When I was born, the native people fussed. By then my parents had decided they could still be part of  The Plan. My father would do all the traveling. transcribing and translating. The village women came with my mother to an outlying clinic, carrying food, babies and small gifts. They sang for hours, dipping and dancing to ensure a safe delivery.  This would never have happened back in Pittsburgh. That’s where she was from. The whole idea that the village would stop everything to support her was overwhelming. It made you feel that no one in America ever really cared.

Anyway, that’s how I born. I had a valve problem with my heart and dad  had to fly us back to the USA right away. I guess I’m lucky to be alive. My parents had lived in Bolivia for almost a year.  They day we left, the men carried our books and clothes all the way to the bus that would take us to the capital. Even villagers not carrying anything came along. Every couple of hours, we would have to pass through another village, the men would talk and point, and gifts would be exchanged. Dad said that back in college he could not even get his room mate to help turn his mattress over.
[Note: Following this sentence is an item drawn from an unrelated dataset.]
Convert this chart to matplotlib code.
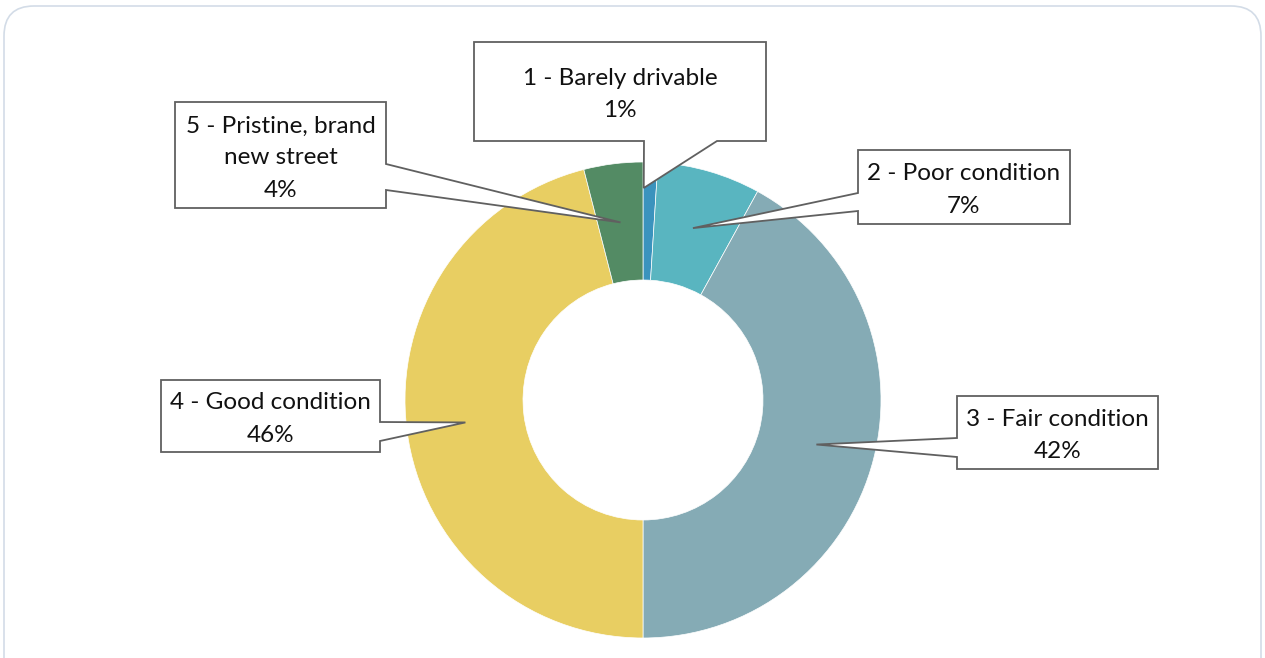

They walked with us two and a half days, and then loaded us with whatever food was not eaten; they planned to walk all the way back without eating. My parents were the first white people who had ever spent more than an hour with them. I was the first white baby they had ever seen and I was a marvel but not a miracle to them. My dad promised that if all was well with the baby, they would come back soon. They believed it like they believed that rain came from the sky.

Just before the bus arrived, the village elders gathered everyone to hear a message. There was an ancient story, they said, that one day a white baby would be born to them, and it would also disappear. This way they would know that the end of the world was soon coming, and they should forgive all debts. bury old grudges, and give up fighting.

Several miles down the road, headed toward La Paz, my parents watched a dozen large trucks carrying bull dozers heading into the forests. They waived through dusty windows at the children along the roadside, and never returned. (541)

The Plan

I’m sorting out my things. Boxes of books, old CDs, folders and Christmas cards from distant friends I’ve forgotten. I found this story written on yellow paper from….I don’t remember when… it’s pretty bad writing, but maybe it can be saved. Let me know what you think.

My parents had me by accident. They were missionaries in Bolivia, fresh out of college and waiting for the day when the sky would split open and Jesus would return. For weeks after my mother discovered she was pregnant with me, she felt waves of fear and anxiety. Not because she wasn’t happy, but because it was not in The Plan.

Mum and dad met in College.  They often talked about whether The End might come before they graduated. It could be at any time; the signs were all posted. My father said it was like a countdown for a space flight. “You wait and wait, with everything ready and then someone says Countdown! Then 10, 9,8, right down to blast0ff!”

So here was my mother, with a child on the way, in the jungle, so far from everything. The Plan was to take the message about the coming new world to every tribe on the planet. Some anthropologists had prepared a database of ethnic groups and put it up on a wall at the College.  Colored maps showed the location of some 637 groups that were still in the dark about The End. Fervent speakers said they knew what it would take; they had heard the mission declared a hundred times: “Go into all the world and make disciples of all nations, every kindred, tongue and people…and then will come The End.” All of which meant: the new world was not coming until the anthropologists had identified every language group in the world, and their locations. and message-filled literature was delivered to them in person.

My parents met at the South American section of the wall map. It’s like a huge upside-down pear, and Bolivia was at eye level for my mum. My dad was trying to pronounce the names, they looked at each other and both said, “Cochabamba” at exactly the same moment, and that was that. Four months later, they were married.

So that’s how it all started. Except I was not in The Plan.